Gov. Phil Murphy on Monday urged residents to plan for small gatherings this Thanksgiving as cases of COVID-19 continue to climb, as do hospitalizations and fatalities.
“This Thanksgiving, we hope that you and your loved ones have made plans to remain safe this year so we can look forward to bigger celebrations next year,” Murphy said during a briefing with other state officials. “Over 16,500 individuals who were alive last Thanksgiving are no longer with us.”
Murphy also highlighted several testing sites for the new coronavirus in South Jersey.
Testing will be available from noon to 7 p.m. Wednesday at the Stockton University Residential Complex, 3701 Boardwalk, and from 9 a.m. to 4 p.m. Friday and Saturday at St. Michael’s Church, 10 N. Mississippi Ave.
Also, testing will be available at the Atlantic City Convention Center from 10 a.m. to 6 p.m. Friday and Saturday, then from Nov. 30 to Dec. 5 and finally from Dec. 7 to Dec. 12.
In addition, testing at Stockton’s Galloway Township campus is scheduled for noon to 7 p.m. Dec. 5 and Dec. 6 at the Townsend Residential Life Center and from 9 a.m. to 5 p.m. Dec. 7 and Dec. 9 at Lakeside Towne Hall.
The number of positive cases of COVID-19 in New Jersey has increased by 3,592, bringing the total to 309,588, Murphy said. There have been 11 additional deaths, bringing the state total to 14,960 with 1,812 probable deaths.
There are 2,693 people hospitalized across the state, including 537 people in intensive care and 240 people on ventilators, Murphy said.
The positivity rate is 8.65%, while the rate of transmission is 1.32.
The positivity rate in South Jersey is the same as the state average, Department of Health Commissioner Judith Persichilli said.
“Currently, only the southeast region, which includes Atlantic, Cape May and Cumberland counties are in a moderate level” for the disease, Persichilli said, compared the rest of the state, which is in “high COVID-19 activity.”
State Police Superintendent Col. Patrick Callahan said one Vineland business was cited by the Alcoholic Beverage Control over the weekend.
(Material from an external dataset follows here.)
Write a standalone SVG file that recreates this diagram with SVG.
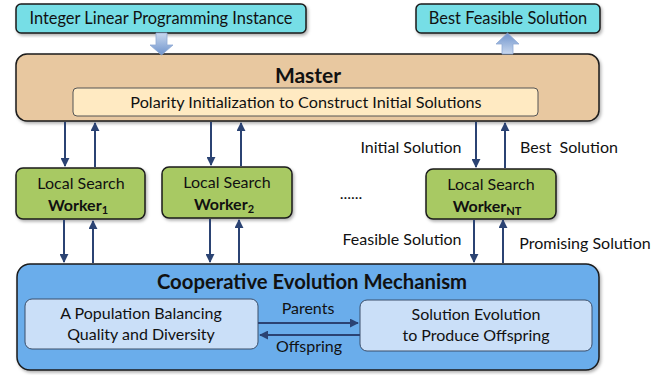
<svg xmlns="http://www.w3.org/2000/svg" width="667" height="375" viewBox="0 0 667 375">
  <style>
    text { font-family: Lato, "Open Sans", "Liberation Sans", sans-serif; fill: #111; text-anchor: middle; }
    .lbl { font-size: 16px; }
    .bold { font-weight: bold; }
    .box { stroke: #1a1a1a; stroke-width: 1.5; filter: url(#shadow); }
    .inner { stroke: #555; stroke-width: 1; }
    .io { fill: #76DEE6; }
    .master { fill: #E8C8A0; }
    .init { fill: #FFEAC2; }
    .worker { fill: #A8C964; }
    .coop { fill: #6AADEB; }
    .sub { fill: #CADFF8; stroke: #3a4e6a; }
    .link { stroke: #2B4373; stroke-width: 2; fill: none; marker-end: url(#head); }
  </style>
  <defs>
    <marker id="head" viewBox="0 0 10 10" refX="9" refY="5" markerWidth="4.5" markerHeight="4.5" orient="auto" markerUnits="strokeWidth">
      <path d="M0,0 L10,5 L0,10 z" fill="#2B4373"/>
    </marker>
    <linearGradient id="blockDown" x1="0" y1="0" x2="0" y2="1">
      <stop offset="0" stop-color="#C9D8EE"/>
      <stop offset="1" stop-color="#6E93CC"/>
    </linearGradient>
    <linearGradient id="blockUp" x1="0" y1="1" x2="0" y2="0">
      <stop offset="0" stop-color="#C9D8EE"/>
      <stop offset="1" stop-color="#6E93CC"/>
    </linearGradient>
    <filter id="shadow" x="-5%" y="-10%" width="110%" height="125%">
      <feDropShadow dx="1.5" dy="2" stdDeviation="1.5" flood-color="#000" flood-opacity="0.3"/>
    </filter>
  </defs>

  <!-- input / output -->
  <g id="ilp-instance">
    <rect class="box io" x="16" y="4" width="290" height="29" rx="5"/>
    <text x="161" y="24" style="font-size:16.4px">Integer Linear Programming Instance</text>
  </g>
  <g id="best-feasible">
    <rect class="box io" x="416" y="4" width="184" height="29" rx="5"/>
    <text x="508" y="24" style="font-size:16.4px">Best Feasible Solution</text>
  </g>

  <!-- master -->
  <g id="master">
    <rect class="box master" x="16" y="54" width="583" height="67" rx="11"/>
    <text class="bold" x="308" y="83" style="font-size:21px">Master</text>
    <rect class="inner init" x="73" y="88" width="465" height="28" rx="4"/>
    <text x="306" y="108" style="font-size:16.2px">Polarity Initialization to Construct Initial Solutions</text>
  </g>

  <!-- workers -->
  <g id="worker-1">
    <rect class="box worker" x="16" y="168" width="129" height="51" rx="7"/>
    <text class="lbl" x="81" y="189">Local Search</text>
    <text class="lbl bold" x="78" y="211">Worker<tspan dy="3" style="font-size:11px">1</tspan></text>
  </g>
  <g id="worker-2">
    <rect class="box worker" x="162" y="167" width="130" height="51" rx="7"/>
    <text class="lbl" x="227" y="188">Local Search</text>
    <text class="lbl bold" x="224" y="210">Worker<tspan dy="3" style="font-size:11px">2</tspan></text>
  </g>
  <g id="worker-nt">
    <rect class="box worker" x="426" y="169" width="130" height="50" rx="7"/>
    <text class="lbl" x="491" y="190">Local Search</text>
    <text class="lbl bold" x="487" y="212">Worker<tspan dy="3" style="font-size:11px">NT</tspan></text>
  </g>
  <g id="ellipsis">
    <text class="lbl" x="351" y="199">......</text>
  </g>

  <!-- cooperative evolution -->
  <g id="cooperative-evolution">
    <rect class="box coop" x="17" y="264" width="582" height="106" rx="13"/>
    <text class="bold" x="312" y="289" style="font-size:20.3px">Cooperative Evolution Mechanism</text>
  </g>
  <g id="population">
    <rect class="inner sub" x="25" y="299" width="233" height="50" rx="7"/>
    <text class="lbl" x="141" y="319">A Population Balancing</text>
    <text class="lbl" x="141" y="340">Quality and Diversity</text>
  </g>
  <g id="solution-evolution">
    <rect class="inner sub" x="360" y="300" width="232" height="51" rx="7"/>
    <text class="lbl" x="476" y="320">Solution Evolution</text>
    <text class="lbl" x="476" y="341">to Produce Offspring</text>
  </g>

  <!-- connectors -->
  <g id="connectors">
    <!-- block arrows -->
    <path d="M156,33 H167 V45 H173 L161.5,55 L150,45 H156 Z" fill="url(#blockDown)" stroke="#8FA9D4" stroke-width="0.8"/>
    <path d="M502,54 V44 H496 L507.5,33 L519,44 H513 V54 Z" fill="url(#blockUp)" stroke="#8FA9D4" stroke-width="0.8"/>

    <!-- master <-> workers -->
    <line class="link" x1="65" y1="122" x2="65" y2="166"/>
    <line class="link" x1="95" y1="167" x2="95" y2="123"/>
    <line class="link" x1="211" y1="122" x2="211" y2="165"/>
    <line class="link" x1="241" y1="166" x2="241" y2="123"/>
    <line class="link" x1="476" y1="122" x2="476" y2="167"/>
    <line class="link" x1="505" y1="168" x2="505" y2="123"/>

    <!-- workers <-> cooperative evolution -->
    <line class="link" x1="64" y1="220" x2="64" y2="262"/>
    <line class="link" x1="93" y1="263" x2="93" y2="221"/>
    <line class="link" x1="210" y1="219" x2="210" y2="262"/>
    <line class="link" x1="239" y1="263" x2="239" y2="220"/>
    <line class="link" x1="474" y1="220" x2="474" y2="262"/>
    <line class="link" x1="503" y1="263" x2="503" y2="220"/>

    <!-- population <-> evolution -->
    <line class="link" x1="258" y1="323" x2="358" y2="323"/>
    <line class="link" x1="360" y1="335" x2="260" y2="335"/>

    <text class="lbl" x="411" y="153">Initial Solution</text>
    <text class="lbl" x="569" y="153" xml:space="preserve">Best  Solution</text>
    <text class="lbl" x="402" y="245">Feasible Solution</text>
    <text class="lbl" x="585" y="249">Promising Solution</text>
    <text class="lbl" x="308" y="314">Parents</text>
    <text class="lbl" x="309" y="352">Offspring</text>
  </g>
</svg>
He did not name the establishment.
For most people, the new coronavirus causes only mild or moderate symptoms, such as fever and cough.
For some, especially older adults and people with existing health problems, it can cause more severe illness, including pneumonia.
Murphy said officials are sending a letter to Emily Murphy, the administrator of the federal government’s General Services Administration, expressing concerns on vaccine distribution efforts due to the lack of transition coordination for president-elect Joe Biden.
“The time for politics is well passed,” he said. “The time for coming together to save lives is now.”
Also during the briefing, Murphy said officials are offering free, confidential support from NJ Mental Health Cares by calling 866-202-4357, text “NJHOPE” to 51684 or videophone 973-870-0677 for the deaf and hard-of-hearing.
“With everything we’ve endured this year, the stress of the holiday season may be too much for some to bear,” he said.
The next livestreamed briefing is scheduled for Friday.
State officials scheduled a 1 p.m. briefing Monday to update residents on the spread of COVID-19.
Appearing for the briefing will be Gov. Phil Murphy, Department of Health Commissioner Judith Persichilli, Department of Health Communicable Disease Service Medical Director Dr. Edward Lifshitz and State Police Superintendent Colonel Patrick Callahan.
In addition, at 7:08 a.m., Murphy is scheduled to appear live on “Good Morning America” on ABC to discuss the state’s response to the new coronavirus.
During an interview with on “Good Morning America” with George Stephanopolous, Gov. Phil Murphy said “some realities that are stark” amid rising COVID-19 cases.
He cited the colder weather, pandemic fatigue and transmission behind the doors of private homes.
“So, we’re pleading with people, keep Thanksgiving really small – immediate family, don’t travel and don’t let your guard down just ‘cause you’re at home,” Murphy said, saying the emphasis is on personal responsibility.
“Assuming we can do it safely and keep our case transmission as low at it has been, I hope we can keep schools open,” he continued, adding officials expect it to get worse before it gets better.
So far, Atlantic County has reported 8,391 cases with 270 deaths and 3,736 cleared as recovered. Cape May County has reported 2,499 cases with 100 deaths and 1,846 designated off quarantine. Cumberland County has reported 4,512 cases with 162 deaths.
For most people, the new coronavirus causes only mild or moderate symptoms, such as fever and cough. For some, especially older adults and people with existing health problems, it can cause more severe illness, including pneumonia.